3. Let us think about another water supply scheme in a village where people spend more effort and money to get water from their own sources (during the wet season) and distant ones (during other seasons). Let us assume that people spend Rs 0.05 Rs for a litre of water. They are currently getting 10,000 litres of water. It is here that a centralized water supply scheme is built by a development organization. This scheme plans to supply water at a subsidized rate of Rs 0.01 per litre, even though the cost of supply could be higher. An important implication is that people who are using 10,000 litres at a cost of Rs 0.05/l will be using more water when it is supplied at Rs. 0.01/l. This increase in demand should be considered for fixing the capacity of the new scheme. Let us assume that the increased demand is 30,000 litres. In this case, there is a non-incremental part of 10,000 litres (which is to displace the existing sources of water that are costly) and an incremental part, which is the remaining 20,000 litres. Let us assume that the social cost of supplying water through the new scheme is Rs. 0.02 litres per supply. What is the social benefit of this water supply? We have noted that the incremental part should be valued at the rate that people are willing to pay for additional water. Here, we have indications that people who consume 10,000 litres at Rs. 05/l increase their demand to 30,000 litres when the price comes down to Rs 0.01/l. The consumer surplus for the incremental part is 20,000* [(0.05-0.01)/2] = 600 (Rs) per day. The non-incremental part should be valued by considering the reduced cost of its supply. There is an approximate gain of Rs. 03/l (i.e., 0.05/l was the average cost when people used conventional sources, and that cost has come down to 0.02/l when the new system is implemented). The gain in this regard is approximately 10,000* Rs. 03/l = 300 (Rs) per day. In addition, Rs.01/l is charged for 30,000 litres supplied every day and this provides a revenue equal to Rs 300 per day. Hence, the total gross benefit is 600+300+300 = 1200 (Rs) per day. It may be noted that people are paying only Rs 300 even though the total social benefit is Rs 1200 per day.
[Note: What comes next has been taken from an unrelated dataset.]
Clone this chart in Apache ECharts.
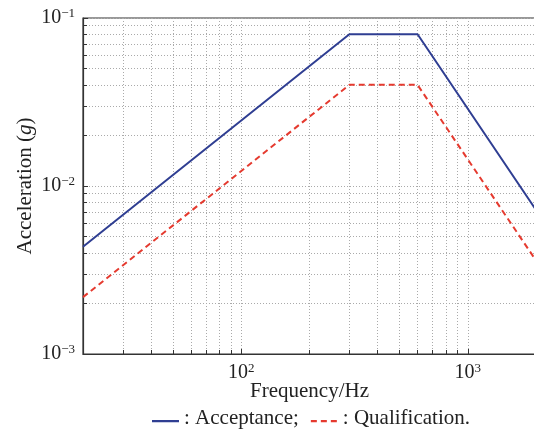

4. Now let us consider a village where people use a jeep to go to the nearby town. The jeep charges Rs 50 per trip. Currently, on an average, there are 300 person-trips from the village per month. An organization plans to introduce a small bus. If the bus charges only Rs 10 per trip, the number of travellers would go up from 300 per month to 1500. The cost of a trip by the small bus is fixed at Rs 9. How do we calculate the social benefits of the introduction of the bus here? There are incremental and non-incremental parts in this – incremental is 1200 trips while the non-incremental part is 300 trips. The social gain of the non-incremental part is to be assessed through the reduction in the cost of the trip. This is approximately 300*(Rs. 50 – Rs 9.0) = 300* Rs 41 = Rs 12300 per month. The incremental part is to be valued based on the demand of consumers. They were willing to travel only 300 trips when the price was Rs 50/trip, and it has gone up to 1500 trips when the price comes down to Rs 10 per trip. The consumer surplus in this regard is 1200 * [(Rs 50 –Rs 10)/2] = 24000 (Rs) per month. In addition, the organization running the bus gets a revenue of Rs 10 per trip and this fetches Rs 15000 per month. The total social benefit from introducing the bus is 12300+24000+15000 = Rs 51300. It may be noted that out of this total (societal) gain, the organization running the bus gets only Rs 12000 per month.

It is not difficult to devise such examples or abstractions based on real cases. These may demonstrate to practitioners the basic ideas regarding the assessment of benefits of development projects.